In contrast, Hans is much softer-spoken. He’s gentle. His eyes are full of a cold kindness. I think that regardless of the way Rosa behaved, Liesel would never have gravitated toward her anyway. Rosa could not have replaced her mother. I mean, yes, it doesn’t help that Rosa is so mean, but given that Liesel grew up with her own mother this entire time, I can see why she might feel more of an affinity towards Hans. But I think it’s also important to note that Liesel, who barely knew her father at all before he went away, has a soft affection for his memory. It might make sense that she would seek out another father figure to comfort her.
That’s what Hans provides. Perhaps this is just the way this couple works. Hans is meek, Rosa is forceful. Either way, I loved the mental image of Liesel and Hans sitting in the growing darkness, Hans teaching his new foster daughter how to roll cigarettes. It’s a calming thought.
It seems that Hans was just a calming person in general. As Death describes it to us:
Somehow, though, and I’m sure you’ve met people like this, he was able to appear as merely part of the background, even if he was standing at the front of a line. He was always just there. Not noticeable. Not important or particularly valuable.
This sort of quiet, unassuming existence appeals to Liesel. At a time when the world is shouting at her with all its might, someone has come into her life who can fill her space with nothing but a smile and those silver, kind eyes.
I’m hoping that Rosa doesn’t merely exist as some sort of rude stereotype in the coming pages, but at this point, there is a sense that she more resembles a cartoonish concept of an authority figure than an actual character. However, I am on page thirty-four. I’ve got a lot to go.
There is some growth here, as months rapidly pass in just a few sentences. Liesel takes a bath—two weeks after she arrives. And I beginning to feel that Rosa’s crude language has less to do with her being mean and more as just her way of speaking or showing affection. Calling her a saumensch almost has a ring of care to it by the end of chapter six.

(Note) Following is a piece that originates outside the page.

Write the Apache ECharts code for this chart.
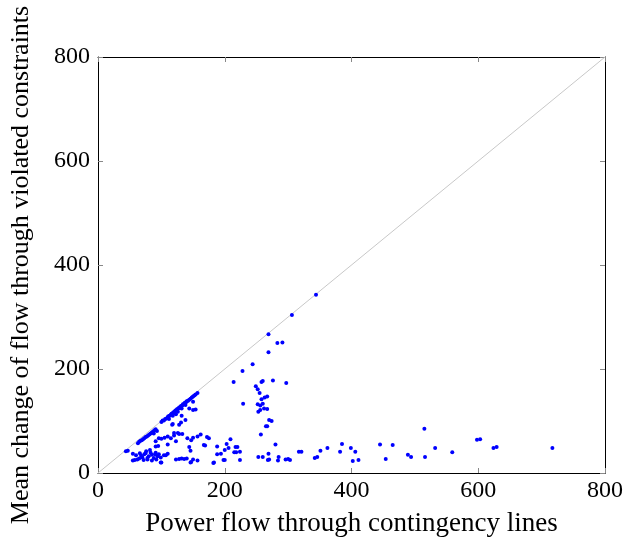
<!DOCTYPE html>
<html>
<head>
<meta charset="utf-8">
<script src="https://cdn.jsdelivr.net/npm/echarts@6/dist/echarts.min.js"></script>
<style>
  html, body { margin: 0; padding: 0; background: #fff; }
  #chart { width: 626px; height: 542px; }
</style>
</head>
<body>
<div id="chart"></div>
<script>
var axisTicks = [0, 200, 400, 600, 800];
var diagonal = [[0, 0], [800, 800]];

// points close to the y = x line
var nearDiagonal = [
    [100,98],[102,101],[104,101],[106,104],[108,105],[110,107],[111,109],[113,110],
    [115,112],[116,114],[118,115],[119,117],[121,118],[122,120],[124,121],[125,123],
    [127,124],[128,126],[130,127],[131,129],[133,130],[134,132],[136,133],[137,135],
    [139,136],[140,138],[142,139],[144,141],[146,143],[148,145],[150,147],[152,149],
    [154,151],[157,154],[112,104],[118,110],[126,118],[132,124],[138,131],[123,113],
    [150,137],[154,122],[144,124],[150,121],[132,110],[138,102],[131,97],[118,94],
    [128,93],[117,93],[126,77],[120,77],[162,74]
];

// second band and the crowd below it
var lowFlow = [
    [63,57],[65,60],[67,62],[69,63],[71,65],[73,67],[75,69],[77,70],[79,72],[81,74],
    [83,76],[85,78],[87,80],[89,82],[91,84],[93,81],[88,76],
    [91,61],[96,67],[100,66],[105,68],[110,70],[115,67],[120,72],[128,75],[133,75],
    [141,67],[147,63],[150,68],[157,70],[172,69],[123,61],[110,55],[144,50],[146,43],
    [169,53],[91,51],[95,52],
    [44,42],[47,43],[55,37],[55,24],[62,26],[58,25],[65,28],[68,33],[70,30],[73,36],
    [75,38],[78,29],[80,32],[83,39],[85,35],[88,29],[90,36],[91,39],[94,32],[96,36],
    [99,30],[100,20],[104,34],[107,34],[110,37],[72,25],[78,26],[85,24],[92,26],
    [123,26],[128,27],[132,28],[136,27],[140,28],[146,20],[147,21],[150,26],[157,24],
    [99,20],[60,34],[66,38],[76,42],[82,44]
];

// column near 250-300 and the long tail at small mean change
var highFlow = [
    [344,343],[306,304],[269,267],[283,250],[291,251],[269,232],[244,209],[228,196],
    [214,175],[260,177],[258,175],[276,178],[297,173],[249,167],[252,161],[255,154],
    [229,133],[258,142],[263,145],[267,147],[252,132],[256,130],[260,133],[262,124],
    [267,123],[256,121],[253,118],[270,102],[274,100],[265,90],[267,90],[257,74],[280,55],
    [175,67],[167,54],[209,65],[188,51],[203,56],[217,50],[220,50],[200,44],[206,48],
    [215,40],[218,40],[224,41],[188,36],[194,37],[198,25],[200,25],[182,19],[183,20],
    [224,25],[253,31],[260,31],[269,37],[268,25],[270,26],[284,24],[285,31],[296,26],
    [300,27],[303,25],[317,41],[321,41],[342,29],[346,31],[351,43],[362,48],[382,41],
    [385,56],[399,48],[406,41],[402,23],[411,25],[445,55],[454,27],[465,54],[489,35],
    [494,31],[515,85],[516,31],[532,48],[559,40],[598,64],[603,65],[624,48],[629,50],
    [717,48]
];

var serif = '"Liberation Serif", "DejaVu Serif", serif';

function makeAxis(pos, showLabel, name) {
    return {
        type: 'value',
        position: pos,
        min: axisTicks[0],
        max: axisTicks[axisTicks.length - 1],
        interval: axisTicks[1] - axisTicks[0],
        name: name || '',
        nameLocation: 'middle',
        nameTextStyle: { fontFamily: serif, fontSize: 26, color: '#000' },
        axisLine: { show: true, onZero: false, lineStyle: { color: '#000', width: 1 } },
        axisTick: { show: true, inside: true, length: 5, lineStyle: { color: '#888' } },
        axisLabel: {
            show: showLabel,
            fontFamily: serif, fontSize: 24, color: '#000', margin: 8
        },
        splitLine: { show: false }
    };
}

var myChart = echarts.init(document.getElementById('chart'));

var xBottom = makeAxis('bottom', true, 'Power flow through contingency lines');
xBottom.nameGap = 37;
xBottom.nameTextStyle.fontSize = 27;
xBottom.axisLabel.margin = 6;
var yLeft = makeAxis('left', true, 'Mean change of flow through violated constraints');
yLeft.nameGap = 64;

var option = {
    animation: false,
    grid: { left: 97, right: 21, top: 57, bottom: 65 },
    xAxis: [xBottom, makeAxis('top', false)],
    yAxis: [yLeft, makeAxis('right', false)],
    series: [
        {
            type: 'line',
            data: diagonal,
            symbol: 'none',
            lineStyle: { color: '#c8c8c8', width: 1 },
            z: 1
        },
        {
            type: 'scatter',
            data: nearDiagonal.concat(lowFlow, highFlow),
            symbolSize: 4,
            itemStyle: { color: '#0000ff', opacity: 1 },
            z: 3
        }
    ]
};
myChart.setOption(option);
</script>
</body>
</html>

If anything, Rosa might just have come on strong. By the finish of this chapter, months after Liesel has arrived, Rosa makes no qualms about asking Liesel to call her Mama. But it’s important to note that she is “Mama Number Two.” She is not replacing anyone. She is a continuation, the next chapter in Liesel’s life.
At that moment, Hans Hubermann had just completed rolling a cigarette, having licked the paper and joined it all up. He looked over at Liesel and winked. She would have no trouble calling him Papa.
As some who so desperately wanted affection as a child, I can at least confirm this: Sometimes, all a kid wants is a little love.